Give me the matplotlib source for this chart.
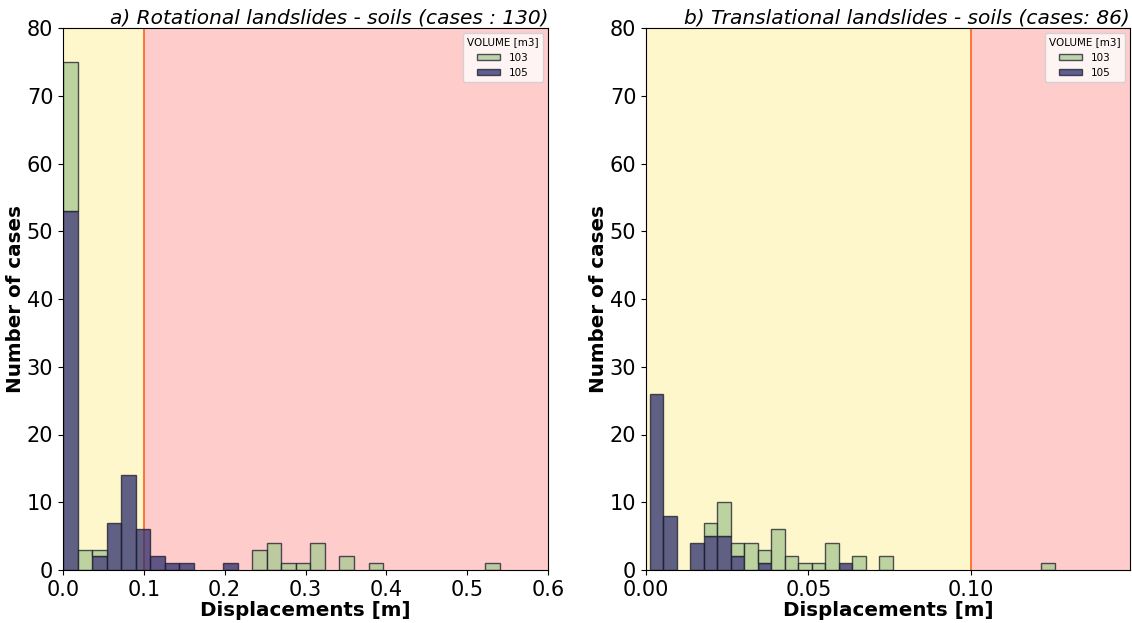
import numpy as np
import matplotlib
matplotlib.use("Agg")
import matplotlib.pyplot as plt
from matplotlib.patches import Patch

# ---- data (counts per histogram bin, 30 bins) ----
# Panel a: rotational landslides (bins span 0 .. 0.54 m)
rot_range = (0.0, 0.54)
rot_105 = [53, 0, 2, 7, 14, 6, 2, 1, 1, 0, 0, 1, 0, 0, 0,
           0, 0, 0, 0, 0, 0, 0, 0, 0, 0, 0, 0, 0, 0, 0]
rot_103 = [22, 3, 1, 0, 0, 0, 0, 0, 0, 0, 0, 0, 0, 3, 4,
           1, 1, 4, 0, 2, 0, 1, 0, 0, 0, 0, 0, 0, 0, 1]
# Panel b: translational landslides (bins span 0.0012 .. 0.1259 m)
tra_range = (0.0012, 0.1259)
tra_105 = [26, 8, 0, 4, 5, 5, 2, 0, 1, 0, 0, 0, 0, 0, 1,
           0, 0, 0, 0, 0, 0, 0, 0, 0, 0, 0, 0, 0, 0, 0]
tra_103 = [0, 0, 0, 0, 2, 5, 2, 4, 2, 6, 2, 1, 1, 4, 0,
           2, 0, 2, 0, 0, 0, 0, 0, 0, 0, 0, 0, 0, 0, 1]

titles = ["a) Rotational landslides - soils (cases : 130)",
          "b) Translational landslides - soils (cases: 86)"]
xlims = [(0, 0.6), (0, 0.149)]
xticks = [[0.0, 0.1, 0.2, 0.3, 0.4, 0.5, 0.6], [0.0, 0.05, 0.10]]
xticklabels = [["0.0", "0.1", "0.2", "0.3", "0.4", "0.5", "0.6"],
               ["0.00", "0.05", "0.10"]]
threshold = 0.1
legend_labels = ["103", "105"]

col_103 = "#a7c891"
col_105 = "#2b2d6c"
edge = "#1a1a2a"

fig = plt.figure(figsize=(11.32, 6.23), dpi=100)
axes = [fig.add_axes([63/1132, 1-570/623, 485/1132, 542/623]),
        fig.add_axes([646/1132, 1-570/623, 484/1132, 542/623])]

panels = [(rot_range, rot_105, rot_103), (tra_range, tra_105, tra_103)]

for i, (ax, (rng, c105, c103)) in enumerate(zip(axes, panels)):
    edges = np.linspace(rng[0], rng[1], len(c105) + 1)
    width = edges[1] - edges[0]
    ax.axvspan(xlims[i][0], threshold, color="#fff7cc", zorder=0, lw=0)
    ax.axvspan(threshold, xlims[i][1], color="#ffcccc", zorder=0, lw=0)
    ax.axvline(threshold, color="#ff6a2a", lw=1.3, zorder=1)
    c105 = np.array(c105); c103 = np.array(c103)
    m = c105 > 0
    ax.bar(edges[:-1][m], c105[m], width=width, align="edge", color=col_105,
           alpha=0.75, edgecolor=edge, linewidth=1.0, zorder=2)
    m = c103 > 0
    ax.bar(edges[:-1][m], c103[m], bottom=c105[m], width=width, align="edge",
           color=col_103, alpha=0.75, edgecolor=edge, linewidth=1.0, zorder=2)
    ax.set_xlim(*xlims[i])
    ax.set_ylim(0, 80)
    ax.set_xticks(xticks[i])
    ax.set_xticklabels(xticklabels[i])
    ax.tick_params(labelsize=15)
    ax.set_xlabel("Displacements [m]", fontsize=14.3, fontweight="bold", labelpad=1)
    ax.set_ylabel("Number of cases", fontsize=14.3, fontweight="bold", labelpad=1)
    ax.set_title(titles[i], loc="right", fontsize=14.5, style="italic", pad=3)
    handles = [Patch(facecolor=col_103, alpha=0.75, edgecolor=edge),
               Patch(facecolor=col_105, alpha=0.75, edgecolor=edge)]
    ax.legend(handles, legend_labels, title="VOLUME [m3]", loc="upper right",
              fontsize=7.5, title_fontsize=7.5, handlelength=2.2, handleheight=0.6,
              frameon=True, fancybox=True)

fig.savefig("out.png", dpi=100)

Your goal: Exactly restate the lines from the beginning of the data through the line with "from matplotlib.patches import Patch", and no others, keeping pictures out.

Task response:
Give me the matplotlib source for this chart.
import numpy as np
import matplotlib
matplotlib.use("Agg")
import matplotlib.pyplot as plt
from matplotlib.patches import Patch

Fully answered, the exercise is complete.